Monday, May 11, 2009

I don't know whether you've noticed, but I have a funny last name.

I've had a funny last name for pretty much my whole life.

The only person I ever met whose last name was as funny as mine was a woman in graduate school whose last name was "Bosomworth." No lie. Believe it or not, my last name was just as funny.

Naturally, we took to each other right away.

Then I got married and--go ahead and tell me I've lost all my feminist street cred--took my husband's last name. It's easy to spell and doesn't reference a female body part.

That was a halcyon period of my life. An Augustinian time when everything was simply splendid. I had a normal last name. A name that didn't make sober, serious, mature people burst out laughing. And I had started blogging as Poppy. Just Poppy. I have to tell you, it was delightful.

But unfortunately, there are a lot of Poppies on the internet.
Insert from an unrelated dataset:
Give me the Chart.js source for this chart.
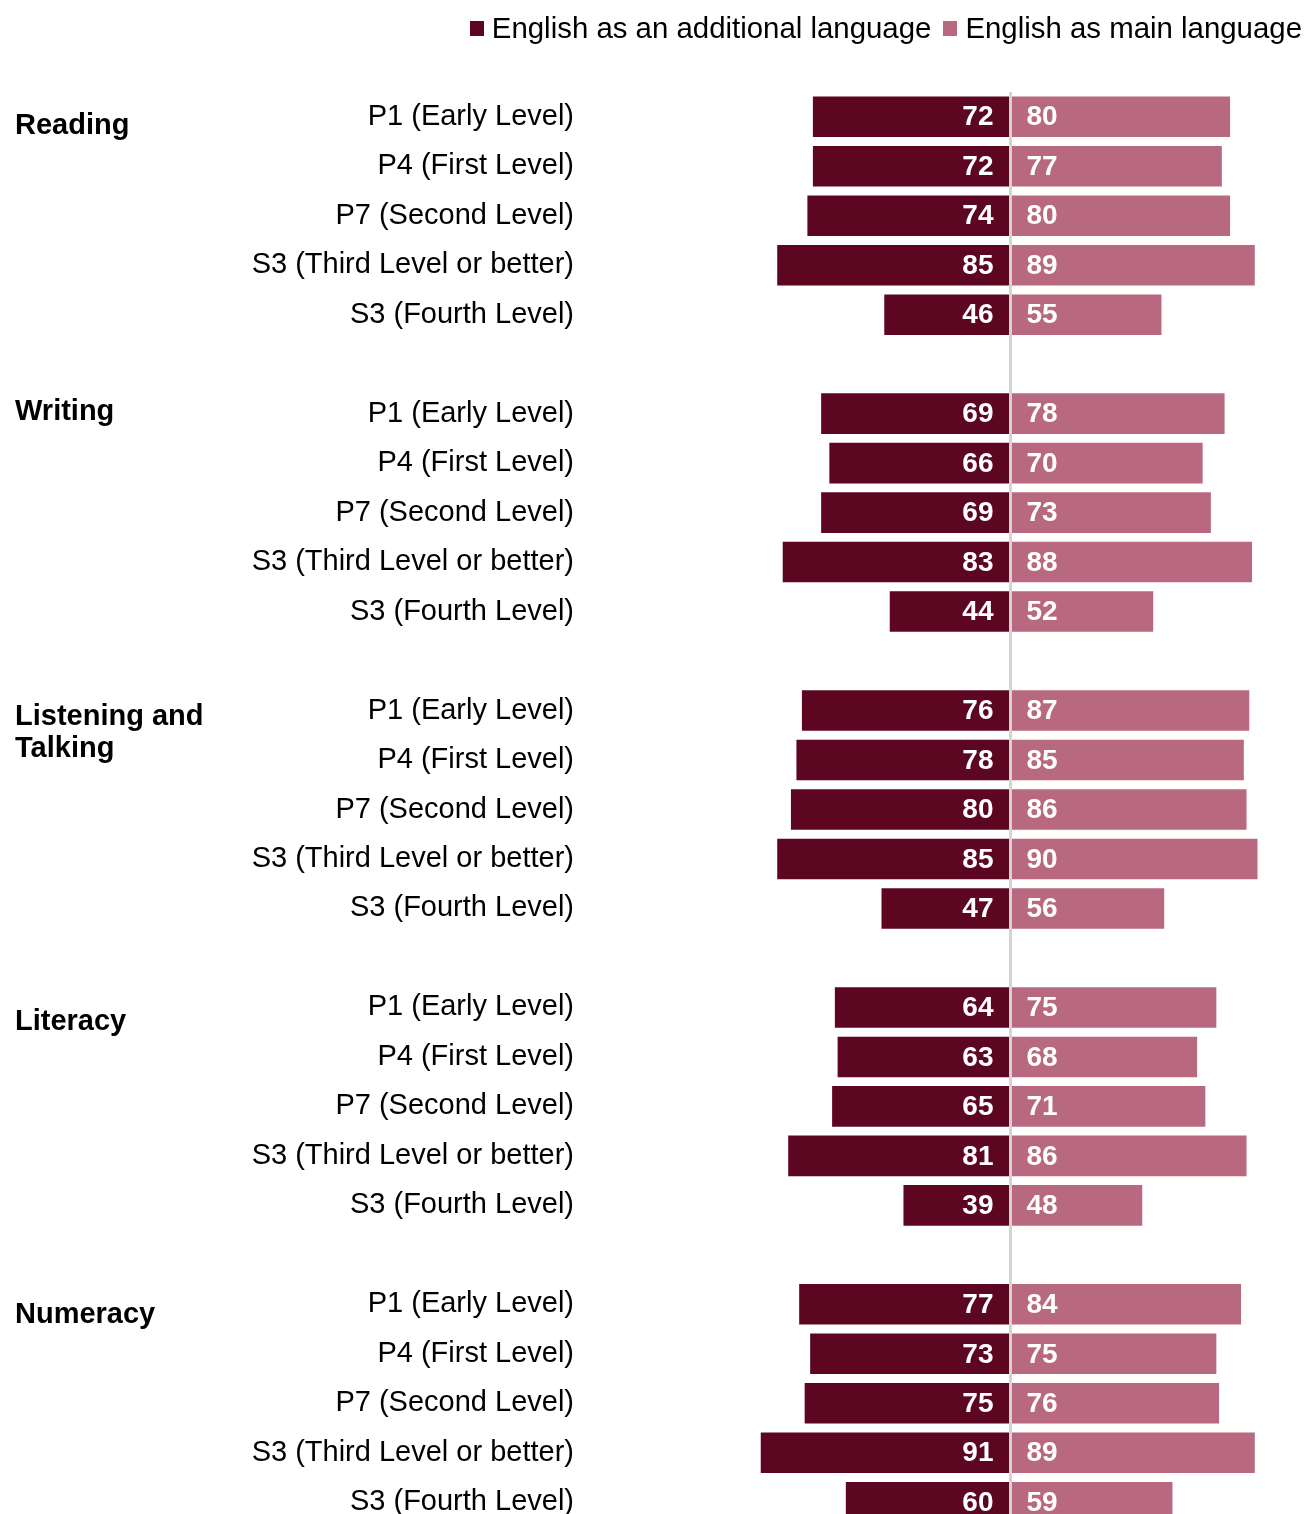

In fact, there may be more poppies on the internet than there are in Flanders Field (and if you don't recognize the reference, put the laptop down and go find out. Or google it. I'll wait.)

There's Tall Poppy and Blue Poppy and Poppy Mom and Poppy Cedes and with one thing and another, sometime around 2005 or so, I decided I needed an internet last name.

So I picked Buxom. I don't really know why.

Well, that's not true. I don't know whether you've noticed, but I have a somewhat childish sense of humor. Also, "buxom" is fairly descriptive.

(Although I could just have easily have picked "Brown" or "Brunette." Why didn't I? Why?)

See, some kids at my kids' school are all up in my son's face (I exaggerate; they're actually too short to reach that far) about my internet surname. They're telling my son that "Buxom" means "having really huge breasts."

This just goes to show you how dumb today's teenagers are.

First of all, it's wrong. If you don't believe me, check a dictionary. If you want a synonym for "having really huge breasts," try "stacked."

And second of all, if you're interested in really huge breasts, why waste even one brain cell deciding whether your schoolmate's mother's internet handle is accurate? I mean, how deeply icky is that? Your classmate's mother's rack? Even Pamela Anderson's sons' friends would feel weird going there.

And what a ludicrous waste of time when you could be checking out internet porn instead.